* _PROBLEM REQUIREMENTS_:
Extract each line of the data below exactly as written.

* _DATA BLOCK_:
• • • • •

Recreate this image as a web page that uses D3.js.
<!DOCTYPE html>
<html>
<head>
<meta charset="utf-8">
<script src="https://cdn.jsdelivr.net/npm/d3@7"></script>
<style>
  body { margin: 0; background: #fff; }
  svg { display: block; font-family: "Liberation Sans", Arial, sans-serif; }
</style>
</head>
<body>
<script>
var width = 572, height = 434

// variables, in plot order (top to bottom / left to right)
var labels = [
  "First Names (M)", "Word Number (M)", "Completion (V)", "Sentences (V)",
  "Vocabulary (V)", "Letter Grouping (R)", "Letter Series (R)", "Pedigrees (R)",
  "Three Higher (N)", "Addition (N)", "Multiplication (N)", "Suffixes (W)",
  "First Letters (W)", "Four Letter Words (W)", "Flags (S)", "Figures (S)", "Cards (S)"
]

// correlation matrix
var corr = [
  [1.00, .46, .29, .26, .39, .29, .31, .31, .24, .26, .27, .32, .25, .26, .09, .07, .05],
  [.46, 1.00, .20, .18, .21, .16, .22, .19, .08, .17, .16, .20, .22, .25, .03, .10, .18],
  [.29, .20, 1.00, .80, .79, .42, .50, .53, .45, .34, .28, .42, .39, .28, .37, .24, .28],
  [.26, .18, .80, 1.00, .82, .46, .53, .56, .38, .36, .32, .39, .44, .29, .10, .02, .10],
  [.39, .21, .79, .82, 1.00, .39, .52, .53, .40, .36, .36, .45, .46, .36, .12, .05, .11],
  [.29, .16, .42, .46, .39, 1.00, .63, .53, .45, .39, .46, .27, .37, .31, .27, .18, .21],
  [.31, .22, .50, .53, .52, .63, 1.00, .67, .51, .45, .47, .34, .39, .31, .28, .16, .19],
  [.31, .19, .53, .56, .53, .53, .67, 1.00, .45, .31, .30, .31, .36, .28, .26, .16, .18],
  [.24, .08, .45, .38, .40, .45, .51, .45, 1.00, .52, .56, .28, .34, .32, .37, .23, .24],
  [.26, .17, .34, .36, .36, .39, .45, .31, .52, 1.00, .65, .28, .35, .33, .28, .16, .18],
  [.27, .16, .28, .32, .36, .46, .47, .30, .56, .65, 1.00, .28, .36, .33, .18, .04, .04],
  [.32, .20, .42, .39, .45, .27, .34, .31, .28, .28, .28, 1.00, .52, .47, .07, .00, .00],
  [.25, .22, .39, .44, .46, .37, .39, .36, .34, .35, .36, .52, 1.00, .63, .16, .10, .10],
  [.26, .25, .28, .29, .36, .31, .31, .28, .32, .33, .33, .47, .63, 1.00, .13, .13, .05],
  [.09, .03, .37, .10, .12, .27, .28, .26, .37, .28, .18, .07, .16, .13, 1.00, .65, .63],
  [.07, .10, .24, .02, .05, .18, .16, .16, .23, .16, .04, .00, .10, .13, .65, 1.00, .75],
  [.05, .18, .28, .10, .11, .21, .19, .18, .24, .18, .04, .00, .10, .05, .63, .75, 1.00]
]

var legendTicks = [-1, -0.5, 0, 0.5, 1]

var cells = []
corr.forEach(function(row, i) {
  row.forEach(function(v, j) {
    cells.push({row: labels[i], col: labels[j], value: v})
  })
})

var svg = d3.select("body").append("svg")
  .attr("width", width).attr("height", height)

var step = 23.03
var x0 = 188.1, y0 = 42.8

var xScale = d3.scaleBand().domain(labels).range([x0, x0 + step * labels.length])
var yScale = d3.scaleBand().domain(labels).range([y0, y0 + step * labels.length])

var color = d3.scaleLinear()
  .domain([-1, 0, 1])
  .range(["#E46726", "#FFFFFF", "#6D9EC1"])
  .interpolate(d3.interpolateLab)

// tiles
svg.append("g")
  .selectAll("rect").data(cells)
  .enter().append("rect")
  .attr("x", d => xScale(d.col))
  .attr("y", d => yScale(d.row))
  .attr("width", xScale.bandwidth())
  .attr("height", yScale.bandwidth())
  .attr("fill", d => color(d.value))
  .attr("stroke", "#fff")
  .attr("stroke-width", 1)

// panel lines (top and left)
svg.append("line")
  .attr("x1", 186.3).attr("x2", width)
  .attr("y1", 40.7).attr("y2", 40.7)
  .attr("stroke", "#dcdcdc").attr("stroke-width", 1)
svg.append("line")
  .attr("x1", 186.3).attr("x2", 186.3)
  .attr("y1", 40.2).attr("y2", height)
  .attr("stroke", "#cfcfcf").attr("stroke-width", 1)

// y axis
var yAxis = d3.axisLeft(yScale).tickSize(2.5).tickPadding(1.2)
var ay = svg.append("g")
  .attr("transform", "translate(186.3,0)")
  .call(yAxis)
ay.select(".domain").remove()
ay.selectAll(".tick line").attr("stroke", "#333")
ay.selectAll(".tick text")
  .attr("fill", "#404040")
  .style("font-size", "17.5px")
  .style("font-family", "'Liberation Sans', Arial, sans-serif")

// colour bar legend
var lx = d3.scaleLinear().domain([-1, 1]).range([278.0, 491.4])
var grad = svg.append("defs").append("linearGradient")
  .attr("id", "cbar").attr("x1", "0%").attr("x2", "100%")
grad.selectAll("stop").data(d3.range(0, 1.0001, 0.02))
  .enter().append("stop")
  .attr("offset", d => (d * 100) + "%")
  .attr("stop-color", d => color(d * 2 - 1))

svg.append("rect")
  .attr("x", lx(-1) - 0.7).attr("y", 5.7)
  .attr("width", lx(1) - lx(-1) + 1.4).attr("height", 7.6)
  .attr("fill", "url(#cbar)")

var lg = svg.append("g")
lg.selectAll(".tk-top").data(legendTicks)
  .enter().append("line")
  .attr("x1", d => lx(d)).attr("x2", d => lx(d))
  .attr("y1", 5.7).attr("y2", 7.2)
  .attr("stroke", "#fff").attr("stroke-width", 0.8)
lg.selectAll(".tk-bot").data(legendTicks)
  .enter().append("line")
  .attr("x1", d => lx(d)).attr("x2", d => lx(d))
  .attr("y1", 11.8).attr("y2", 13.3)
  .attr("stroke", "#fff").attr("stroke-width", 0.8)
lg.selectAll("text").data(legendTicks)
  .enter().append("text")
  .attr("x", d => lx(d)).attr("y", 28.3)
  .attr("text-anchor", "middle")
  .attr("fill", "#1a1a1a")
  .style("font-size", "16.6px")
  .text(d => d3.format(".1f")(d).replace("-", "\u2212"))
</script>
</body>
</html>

• • • • •

* _COMPLETE OUTPUT_:
Recreate this image as a web page that uses D3.js.
<!DOCTYPE html>
<html>
<head>
<meta charset="utf-8">
<script src="https://cdn.jsdelivr.net/npm/d3@7"></script>
<style>
  body { margin: 0; background: #fff; }
  svg { display: block; font-family: "Liberation Sans", Arial, sans-serif; }
</style>
</head>
<body>
<script>
var width = 572, height = 434

// variables, in plot order (top to bottom / left to right)
var labels = [
  "First Names (M)", "Word Number (M)", "Completion (V)", "Sentences (V)",
  "Vocabulary (V)", "Letter Grouping (R)", "Letter Series (R)", "Pedigrees (R)",
  "Three Higher (N)", "Addition (N)", "Multiplication (N)", "Suffixes (W)",
  "First Letters (W)", "Four Letter Words (W)", "Flags (S)", "Figures (S)", "Cards (S)"
]

// correlation matrix
var corr = [
  [1.00, .46, .29, .26, .39, .29, .31, .31, .24, .26, .27, .32, .25, .26, .09, .07, .05],
  [.46, 1.00, .20, .18, .21, .16, .22, .19, .08, .17, .16, .20, .22, .25, .03, .10, .18],
  [.29, .20, 1.00, .80, .79, .42, .50, .53, .45, .34, .28, .42, .39, .28, .37, .24, .28],
  [.26, .18, .80, 1.00, .82, .46, .53, .56, .38, .36, .32, .39, .44, .29, .10, .02, .10],
  [.39, .21, .79, .82, 1.00, .39, .52, .53, .40, .36, .36, .45, .46, .36, .12, .05, .11],
  [.29, .16, .42, .46, .39, 1.00, .63, .53, .45, .39, .46, .27, .37, .31, .27, .18, .21],
  [.31, .22, .50, .53, .52, .63, 1.00, .67, .51, .45, .47, .34, .39, .31, .28, .16, .19],
  [.31, .19, .53, .56, .53, .53, .67, 1.00, .45, .31, .30, .31, .36, .28, .26, .16, .18],
  [.24, .08, .45, .38, .40, .45, .51, .45, 1.00, .52, .56, .28, .34, .32, .37, .23, .24],
  [.26, .17, .34, .36, .36, .39, .45, .31, .52, 1.00, .65, .28, .35, .33, .28, .16, .18],
  [.27, .16, .28, .32, .36, .46, .47, .30, .56, .65, 1.00, .28, .36, .33, .18, .04, .04],
  [.32, .20, .42, .39, .45, .27, .34, .31, .28, .28, .28, 1.00, .52, .47, .07, .00, .00],
  [.25, .22, .39, .44, .46, .37, .39, .36, .34, .35, .36, .52, 1.00, .63, .16, .10, .10],
  [.26, .25, .28, .29, .36, .31, .31, .28, .32, .33, .33, .47, .63, 1.00, .13, .13, .05],
  [.09, .03, .37, .10, .12, .27, .28, .26, .37, .28, .18, .07, .16, .13, 1.00, .65, .63],
  [.07, .10, .24, .02, .05, .18, .16, .16, .23, .16, .04, .00, .10, .13, .65, 1.00, .75],
  [.05, .18, .28, .10, .11, .21, .19, .18, .24, .18, .04, .00, .10, .05, .63, .75, 1.00]
]

var legendTicks = [-1, -0.5, 0, 0.5, 1]

var cells = []
corr.forEach(function(row, i) {
  row.forEach(function(v, j) {
    cells.push({row: labels[i], col: labels[j], value: v})
  })
})

var svg = d3.select("body").append("svg")
  .attr("width", width).attr("height", height)

var step = 23.03
var x0 = 188.1, y0 = 42.8

var xScale = d3.scaleBand().domain(labels).range([x0, x0 + step * labels.length])
var yScale = d3.scaleBand().domain(labels).range([y0, y0 + step * labels.length])

var color = d3.scaleLinear()
  .domain([-1, 0, 1])
  .range(["#E46726", "#FFFFFF", "#6D9EC1"])
  .interpolate(d3.interpolateLab)

// tiles
svg.append("g")
  .selectAll("rect").data(cells)
  .enter().append("rect")
  .attr("x", d => xScale(d.col))
  .attr("y", d => yScale(d.row))
  .attr("width", xScale.bandwidth())
  .attr("height", yScale.bandwidth())
  .attr("fill", d => color(d.value))
  .attr("stroke", "#fff")
  .attr("stroke-width", 1)

// panel lines (top and left)
svg.append("line")
  .attr("x1", 186.3).attr("x2", width)
  .attr("y1", 40.7).attr("y2", 40.7)
  .attr("stroke", "#dcdcdc").attr("stroke-width", 1)
svg.append("line")
  .attr("x1", 186.3).attr("x2", 186.3)
  .attr("y1", 40.2).attr("y2", height)
  .attr("stroke", "#cfcfcf").attr("stroke-width", 1)

// y axis
var yAxis = d3.axisLeft(yScale).tickSize(2.5).tickPadding(1.2)
var ay = svg.append("g")
  .attr("transform", "translate(186.3,0)")
  .call(yAxis)
ay.select(".domain").remove()
ay.selectAll(".tick line").attr("stroke", "#333")
ay.selectAll(".tick text")
  .attr("fill", "#404040")
  .style("font-size", "17.5px")
  .style("font-family", "'Liberation Sans', Arial, sans-serif")

// colour bar legend
var lx = d3.scaleLinear().domain([-1, 1]).range([278.0, 491.4])
var grad = svg.append("defs").append("linearGradient")
  .attr("id", "cbar").attr("x1", "0%").attr("x2", "100%")
grad.selectAll("stop").data(d3.range(0, 1.0001, 0.02))
  .enter().append("stop")
  .attr("offset", d => (d * 100) + "%")
  .attr("stop-color", d => color(d * 2 - 1))

svg.append("rect")
  .attr("x", lx(-1) - 0.7).attr("y", 5.7)
  .attr("width", lx(1) - lx(-1) + 1.4).attr("height", 7.6)
  .attr("fill", "url(#cbar)")

var lg = svg.append("g")
lg.selectAll(".tk-top").data(legendTicks)
  .enter().append("line")
  .attr("x1", d => lx(d)).attr("x2", d => lx(d))
  .attr("y1", 5.7).attr("y2", 7.2)
  .attr("stroke", "#fff").attr("stroke-width", 0.8)
lg.selectAll(".tk-bot").data(legendTicks)
  .enter().append("line")
  .attr("x1", d => lx(d)).attr("x2", d => lx(d))
  .attr("y1", 11.8).attr("y2", 13.3)
  .attr("stroke", "#fff").attr("stroke-width", 0.8)
lg.selectAll("text").data(legendTicks)
  .enter().append("text")
  .attr("x", d => lx(d)).attr("y", 28.3)
  .attr("text-anchor", "middle")
  .attr("fill", "#1a1a1a")
  .style("font-size", "16.6px")
  .text(d => d3.format(".1f")(d).replace("-", "\u2212"))
</script>
</body>
</html>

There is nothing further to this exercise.